I sat ‘shiva.’ I said ‘Kaddish.’ Then I saw a Broadway musical.

by
Andrew Belinfante
July 15, 2015
Photo: Joan Marcus
Caroline Bowman and Kara Lindsay in 'Wicked'Photo: Joan Marcus
Photo: Joan Marcus
Caroline Bowman and Kara Lindsay in 'Wicked'Photo: Joan Marcus

When I was younger, my mother was the most important, stable, and strong-willed person I knew. She was funny, she was spontaneous, and she loved with every fiber of her being. She used to take us on late-night car rides—presumably to put us to sleep. Sometimes these adventures took us around the block; other times as far as the 24-hour ice cream store. It didn’t matter that it was barely dark, what mattered was the time we got to spend with her.
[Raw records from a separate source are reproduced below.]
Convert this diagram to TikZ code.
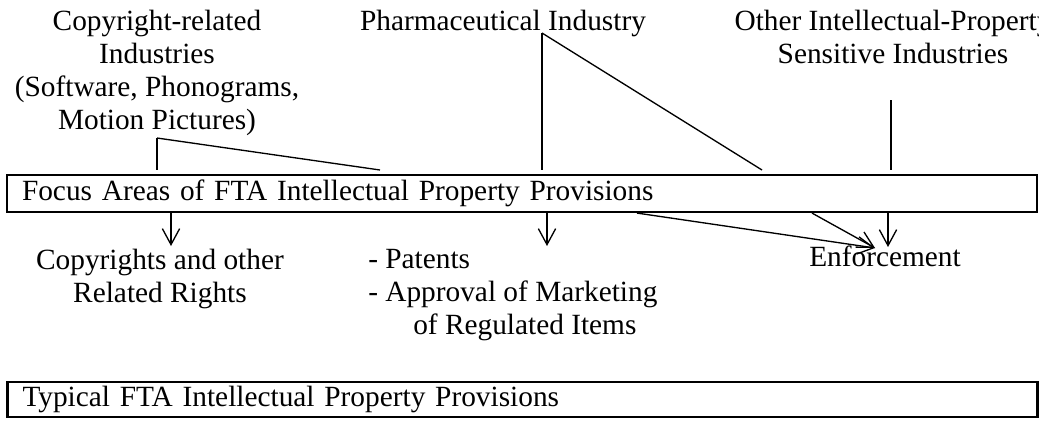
\documentclass[tikz,border=0pt]{standalone}
\usepackage{fontspec}
\setmainfont{Liberation Serif}
\usetikzlibrary{arrows.meta}

\begin{document}
\begin{tikzpicture}[x=0.75pt, y=-0.75pt,
  every node/.style={font=\fontsize{22}{24.75}\selectfont, inner sep=0pt},
  txt/.style={align=center},
  provbox/.style={draw, line width=1.6pt, text width=750pt, align=left, inner xsep=11.25pt},
  link/.style={line width=1pt},
  arr/.style={line width=1pt, -{Straight Barb[length=12pt,width=13pt]}}]
  \useasboundingbox (0,0) rectangle (1039,422);

  \node (copyright) [txt, anchor=north] at (157,10) {Copyright-related\\Industries\\(Software, Phonograms,\\Motion Pictures)};
  \node (pharma) [anchor=base] at (503,30) {Pharmaceutical Industry};
  \node (otherip) [txt, anchor=north] at (893,10) {Other Intellectual-Property\\Sensitive Industries};
  \node (focus) [provbox, minimum height=27.75pt] at (522,193.5) {Focus Areas of FTA Intellectual Property Provisions};
  \node (copyrights) [txt, anchor=north] at (160,249) {Copyrights and other\\Related Rights};
  \node (patents) [align=left, anchor=north west] at (368,249) {- Patents\\- Approval of Marketing\\\hspace*{33.75pt}of Regulated Items};
  \node (enforce) [anchor=base] at (885,266) {Enforcement};
  \node (typical) [provbox, minimum height=26.25pt] at (522.5,399.5) {Typical FTA Intellectual Property Provisions};

  \coordinate (crjoint) at (157,138);
  \coordinate (crend) at (380,170);
  \coordinate (phjoint) at (542,33);
  \coordinate (phend) at (762,170);
  \coordinate (oiptop) at (891,100);
  \draw[link] (crjoint) -- (crjoint |- crend);
  \draw[link] (crjoint) -- (crend);
  \draw[link] (phjoint) -- (phjoint |- phend);
  \draw[link] (phjoint) -- (phend);
  \draw[link] (oiptop) -- (oiptop |- phend);

  \coordinate (crtip) at (171,246);
  \coordinate (phtip) at (547,246);
  \coordinate (entip) at (888,247);
  \coordinate (enjoin) at (875,248);
  \coordinate (enfrom1) at (637,212);
  \coordinate (enfrom2) at (812,212);
  \draw[arr] (crtip |- focus.south) -- (crtip);
  \draw[arr] (phtip |- focus.south) -- (phtip);
  \draw[arr] (entip |- focus.south) -- (entip);
  \draw[arr] (enfrom1 |- focus.south) -- (enjoin);
  \draw[arr] (enfrom2 |- focus.south) -- (enjoin);
\end{tikzpicture}
\end{document}
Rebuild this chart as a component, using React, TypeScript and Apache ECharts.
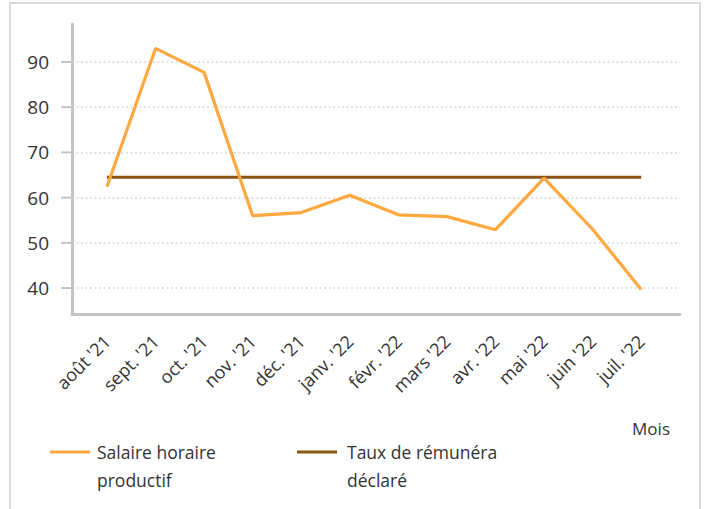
import React, { useEffect, useRef } from "react";
import * as echarts from "echarts";

const months = [
  "août '21", "sept. '21", "oct. '21", "nov. '21", "déc. '21", "janv. '22",
  "févr. '22", "mars '22", "avr. '22", "mai '22", "juin '22", "juil. '22",
];
const salaireHoraire = [62.4, 93.0, 87.7, 56.0, 56.7, 60.5, 56.2, 55.8, 52.9, 64.3, 53.0, 39.7];
const tauxDeclare = [64.5, 64.5, 64.5, 64.5, 64.5, 64.5, 64.5, 64.5, 64.5, 64.5, 64.5, 64.5];
const yTicks = [40, 50, 60, 70, 80, 90];
const seriesNames = ["Salaire horaire productif", "Taux de rémunéra déclaré"];
const legendLabels = ["Salaire horaire\nproductif", "Taux de rémunéra\ndéclaré"];
const xAxisName = "Mois";

const ORANGE = "#FFA83F";
const BROWN = "#8A5412";
const FONT = "'Open Sans', 'Noto Sans', sans-serif";
const TEXT = "#333333";
const AXIS = "#c4c4c4";

export default function App() {
  const ref = useRef<HTMLDivElement>(null);
  useEffect(() => {
    if (!ref.current) return;
    const chart = echarts.init(ref.current, null, { renderer: "svg" });
    const idx = months.map((_, i) => i);
    chart.setOption({
      animation: false,
      backgroundColor: "#ffffff",
      grid: { left: 72, right: 24, top: 24, bottom: 195, outerBoundsMode: "none", containLabel: false },
      xAxis: {
        type: "value",
        min: -0.72,
        max: 11.8,
        name: xAxisName,
        nameLocation: "end",
        nameGap: -10,
        nameTextStyle: {
          fontFamily: FONT, fontSize: 17, color: TEXT,
          align: "right", verticalAlign: "top", padding: [106, 0, 0, 0],
        },
        axisLine: { show: true, onZero: false, lineStyle: { color: AXIS, width: 3 } },
        axisTick: { show: false },
        splitLine: { show: false },
        axisLabel: {
          customValues: idx,
          rotate: 45,
          margin: 24,
          fontFamily: FONT,
          fontSize: 18,
          color: TEXT,
          formatter: (v: number) => months[Math.round(v)] ?? "",
        },
      },
      yAxis: {
        type: "value",
        min: 34.26,
        max: 98.4,
        axisLine: { show: true, onZero: false, lineStyle: { color: AXIS, width: 3 } },
        axisTick: { show: false },
        splitLine: { show: true, showMinLine: false, showMaxLine: false, lineStyle: { color: "#d9d9d9", width: 1.5, type: [2, 2.5] } },
        axisLabel: {
          customValues: yTicks,
          margin: 23,
          fontFamily: FONT,
          fontSize: 19,
          color: TEXT,
        },
      },
      series: [
        {
          name: seriesNames[0],
          type: "line",
          data: salaireHoraire.map((v, i) => [i, v]),
          showSymbol: false,
          symbol: "none",
          lineStyle: { color: ORANGE, width: 3.2 },
          itemStyle: { color: ORANGE },
          z: 3,
        },
        {
          name: seriesNames[1],
          type: "line",
          data: tauxDeclare.map((v, i) => [i, v]),
          showSymbol: false,
          symbol: "none",
          lineStyle: { color: BROWN, width: 3.2 },
          itemStyle: { color: BROWN },
          z: 2,
        },
      ],
    });

    const axisX = chart.convertToPixel({ xAxisIndex: 0 }, -0.72) as number;
    const tickGraphics = yTicks.map((v) => {
      const y = chart.convertToPixel({ yAxisIndex: 0 }, v) as number;
      return {
        type: "line",
        shape: { x1: axisX - 11, y1: y, x2: axisX, y2: y },
        style: { stroke: AXIS, lineWidth: 2 },
        silent: true,
      };
    });

    chart.setOption({
      graphic: [
        {
          type: "rect",
          shape: { x: 10, y: 3, width: 690, height: 530 },
          style: { fill: "none", stroke: "#d9d9d9", lineWidth: 2 },
          silent: true,
        },
        ...tickGraphics,
        {
          type: "line",
          shape: { x1: 50, y1: 452, x2: 90, y2: 452 },
          style: { stroke: ORANGE, lineWidth: 3 },
        },
        {
          type: "text",
          x: 97,
          y: 438,
          style: { text: legendLabels[0], fontFamily: FONT, fontSize: 17.5, lineHeight: 28, fill: TEXT, verticalAlign: "top" },
        },
        {
          type: "line",
          shape: { x1: 297, y1: 452, x2: 337, y2: 452 },
          style: { stroke: BROWN, lineWidth: 3 },
        },
        {
          type: "text",
          x: 347,
          y: 438,
          style: { text: legendLabels[1], fontFamily: FONT, fontSize: 17.5, lineHeight: 28, fill: TEXT, verticalAlign: "top" },
        },
      ],
    });
    return () => chart.dispose();
  }, []);
  return (
    <div
      ref={ref}
      style={{ position: "fixed", left: 0, top: 0, width: 704, height: 509, background: "#fff" }}
    />
  );
}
But while she presented as functional and self-aware for a lot of her adult life, she likely had some deep mental illness or psychological disorder, waiting to be triggered. For a few years after her first trigger, my parents’ divorce, she struggled with and battled, from what I could tell, undiagnosed depression. She was no longer fully present, and she did not have the same vibrancy she once did. She remained spontaneous—but mostly to her, and to our, detriment. As a teenager, I remained loyal to her and forced myself to focus on many of her positive attributes. That loyalty died the first day I saw her taking drugs and in the subsequent weeks, when her then-boyfriend forced her to stop, and I witnessed her withdrawals firsthand. I lived with my father and stepmother from then on. My mother ultimately left her relationships behind by immersing herself in a dangerous world of drug abuse. She emotionally and mentally left us and eventually physically moved away to where she could isolate herself.

For years, I dealt with the loss of my mother—wondering where she was, who she was with, whether she was thinking about me. Then, last November, I got a call that she had died. My curiosity was gone. For the first time in eight years, I knew exactly where she was. My search for knowledge about her—her joy and her suffering, and her physical presence in the world—was over.

I was immediately overwhelmed by the pressure of deciding how to mourn her. After the mechanics—burial logistics, money to pay for a funeral, transportation of her body—deciding to engage in ritual observance was not easy. She hadn’t behaved like a mother for a good portion of my life, so honoring her memory was fraught with disappointment and pain. It seemed counterintuitive to honor a dead person who, for a decade, had behaved without honoring herself, or me.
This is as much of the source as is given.